Pahami Risiko-risiko Korupsi Terkait Bansos
Terbaru

Pahami Risiko-risiko Korupsi Terkait Bansos

KPK memetakan ada empat risiko potensi terjadinya korupsi bansos.

Oleh:
M. Agus Yozami
Bacaan 3 Menit
Ilustrasi pemberian bantuan sosial Covid-19. Foto: RES
Ilustrasi pemberian bantuan sosial Covid-19. Foto: RES

Sejak wabah Covid-19 melanda Tanah Air, pemerintah banyak mengeluarkan kebijakan untuk meringankan beban masyarakat yang terdampak pandemi, salah satunya adalah pemberian bantuan sosial (bansos). Oleh sebab itu agar tidak terjadi penyelewengan, Komisi Pemberantasan Korupsi (KPK) memetakan risiko-risiko korupsi yang dapat terjadi terkait dengan bansos.

Pertama, penerima bantuan fiktif (tidak ada).
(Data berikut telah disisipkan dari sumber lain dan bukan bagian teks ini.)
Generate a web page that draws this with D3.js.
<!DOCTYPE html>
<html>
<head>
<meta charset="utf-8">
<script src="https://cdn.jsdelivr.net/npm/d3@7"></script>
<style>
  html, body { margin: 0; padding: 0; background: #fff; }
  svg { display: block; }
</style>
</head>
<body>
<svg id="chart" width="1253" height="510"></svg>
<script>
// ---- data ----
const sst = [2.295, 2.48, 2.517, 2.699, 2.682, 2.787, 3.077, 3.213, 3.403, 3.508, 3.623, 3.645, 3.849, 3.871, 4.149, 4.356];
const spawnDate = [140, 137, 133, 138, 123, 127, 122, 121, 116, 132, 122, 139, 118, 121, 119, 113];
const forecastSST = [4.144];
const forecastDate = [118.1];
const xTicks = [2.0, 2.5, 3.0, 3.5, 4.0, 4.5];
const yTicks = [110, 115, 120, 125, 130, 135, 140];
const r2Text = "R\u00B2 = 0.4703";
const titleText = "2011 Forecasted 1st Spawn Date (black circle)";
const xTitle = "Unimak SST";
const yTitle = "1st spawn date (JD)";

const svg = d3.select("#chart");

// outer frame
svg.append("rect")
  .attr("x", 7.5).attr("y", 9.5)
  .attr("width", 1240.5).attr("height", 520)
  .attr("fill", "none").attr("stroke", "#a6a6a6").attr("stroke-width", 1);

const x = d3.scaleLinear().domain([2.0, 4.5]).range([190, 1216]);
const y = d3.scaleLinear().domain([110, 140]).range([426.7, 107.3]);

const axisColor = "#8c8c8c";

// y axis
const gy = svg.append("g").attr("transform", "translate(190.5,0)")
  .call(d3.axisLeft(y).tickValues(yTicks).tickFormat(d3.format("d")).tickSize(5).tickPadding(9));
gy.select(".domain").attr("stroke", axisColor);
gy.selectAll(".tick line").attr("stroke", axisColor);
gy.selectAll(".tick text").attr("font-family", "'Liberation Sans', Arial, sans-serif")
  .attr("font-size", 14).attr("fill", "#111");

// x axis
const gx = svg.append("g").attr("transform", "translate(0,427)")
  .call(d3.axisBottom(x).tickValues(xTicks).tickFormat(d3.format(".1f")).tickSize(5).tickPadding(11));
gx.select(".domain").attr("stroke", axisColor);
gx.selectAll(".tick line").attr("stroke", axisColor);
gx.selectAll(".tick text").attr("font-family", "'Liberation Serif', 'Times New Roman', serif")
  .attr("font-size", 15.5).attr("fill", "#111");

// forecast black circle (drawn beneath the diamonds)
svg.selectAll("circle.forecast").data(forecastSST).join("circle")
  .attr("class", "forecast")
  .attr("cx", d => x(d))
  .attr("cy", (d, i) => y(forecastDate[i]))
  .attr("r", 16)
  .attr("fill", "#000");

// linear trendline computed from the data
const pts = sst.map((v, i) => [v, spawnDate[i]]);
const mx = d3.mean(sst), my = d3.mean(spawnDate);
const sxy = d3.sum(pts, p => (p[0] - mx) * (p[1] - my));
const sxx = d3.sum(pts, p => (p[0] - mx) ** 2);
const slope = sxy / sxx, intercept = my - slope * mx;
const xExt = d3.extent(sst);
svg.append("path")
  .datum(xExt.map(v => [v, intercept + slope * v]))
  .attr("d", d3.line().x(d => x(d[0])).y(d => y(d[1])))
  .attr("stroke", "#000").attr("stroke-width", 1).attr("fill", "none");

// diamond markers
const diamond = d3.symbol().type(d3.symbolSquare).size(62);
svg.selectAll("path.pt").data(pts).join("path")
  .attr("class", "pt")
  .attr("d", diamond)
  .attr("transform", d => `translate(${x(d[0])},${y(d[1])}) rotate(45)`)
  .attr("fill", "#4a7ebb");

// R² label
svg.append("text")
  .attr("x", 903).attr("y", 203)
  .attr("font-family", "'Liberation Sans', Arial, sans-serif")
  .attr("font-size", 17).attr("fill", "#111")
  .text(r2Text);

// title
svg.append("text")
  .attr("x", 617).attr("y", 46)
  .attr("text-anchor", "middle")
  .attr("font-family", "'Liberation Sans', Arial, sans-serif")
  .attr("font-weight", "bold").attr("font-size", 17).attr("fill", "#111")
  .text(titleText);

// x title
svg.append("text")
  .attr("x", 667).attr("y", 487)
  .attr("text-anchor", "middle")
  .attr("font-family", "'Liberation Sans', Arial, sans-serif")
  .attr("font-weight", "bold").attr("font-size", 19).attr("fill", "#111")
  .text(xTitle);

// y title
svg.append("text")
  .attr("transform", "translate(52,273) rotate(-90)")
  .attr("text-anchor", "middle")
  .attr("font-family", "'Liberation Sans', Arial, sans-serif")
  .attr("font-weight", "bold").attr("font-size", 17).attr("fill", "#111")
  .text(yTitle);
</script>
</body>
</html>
KPK melihat risiko korupsi jika data penerima bantuan tidak padan dengan Nomor Induk Kependudukan (NIK).

"Ini bisa jadi ganda karena tidak bisa secara cepat diidentifikasi siapa yang menerima dua (bantuan). Kalau nama kan ada M Nasir dengan Muh Nasir dengan Muhammad Nasir dengan Muhammad N itu bisa jadi empat orang tetapi kalau ada NIK-nya ketahuan dia hanya satu," kata Deputi Pencegahan dan Monitoring KPK Pahala Nainggolan seperti dikutip dari Antara, Jumat (20/8).

Terkait hal tersebut, Kementerian Sosial (Kemensos) telah menjalankan rekomendasi KPK dengan baik untuk menggabungkan tiga basis data penerima bansos. (Baca: Jalan Terjal Penegakan Ganti Rugi Korban Korupsi Bansos)

"Oleh karena itu yang Bu Risma (Tri Rismaharini/Mensos) tunjukkan dari 193 juta (penerima) turun menjadi 155 juta hanya memastikan yang tidak ada NIK-nya. Jadi, kami bilang "ya sudah bu pede aja kalau tidak ada NIK-nya kemungkinan besar orangnya tidak ada". Jadi, sekarang dipastikan semua data harus ada NIK-nya. Kalau buat saya secara awam bilang kalau ada NIK-nya berarti manusianya ada di Indonesia paling tidak pernah tercatat di Indonesia," tuturnya.

Kedua, tidak diperbaruinya data penerima bansos. “Tahun ini ada NIK-nya benar tetapi kan orangnya bisa meninggal, bisa cerai, bisa pindah masuk pindah keluar. Kalau yang meninggal sama lahir saya dapat bocoran dari Pak Zudan (Zudan Arif Fakrulloh/Dirjen Dukcapil Kemendagri) setahun aja sudah tiga juta (orang) belum yang pindah mungkin sekitar 10 juta," ucap dia.

Akibat NIK tidak diperbarui tersebut, kata dia, maka bantuan menjadi salah sasaran. "Karena NIK-nya tidak di-update bantuannya datang orangnya tidak ada, dibilang lah bantuan salah sasaran, masa dikasih sama orang yang tidak ada karena tidak di-"update" datanya. Itu yang kami bilang DTKS (Data Terpadu Kesejahteraan Sosial) tidak boleh statik dia harus dinamis karena updating-nya kan terjadi terus," ungkap Pahala.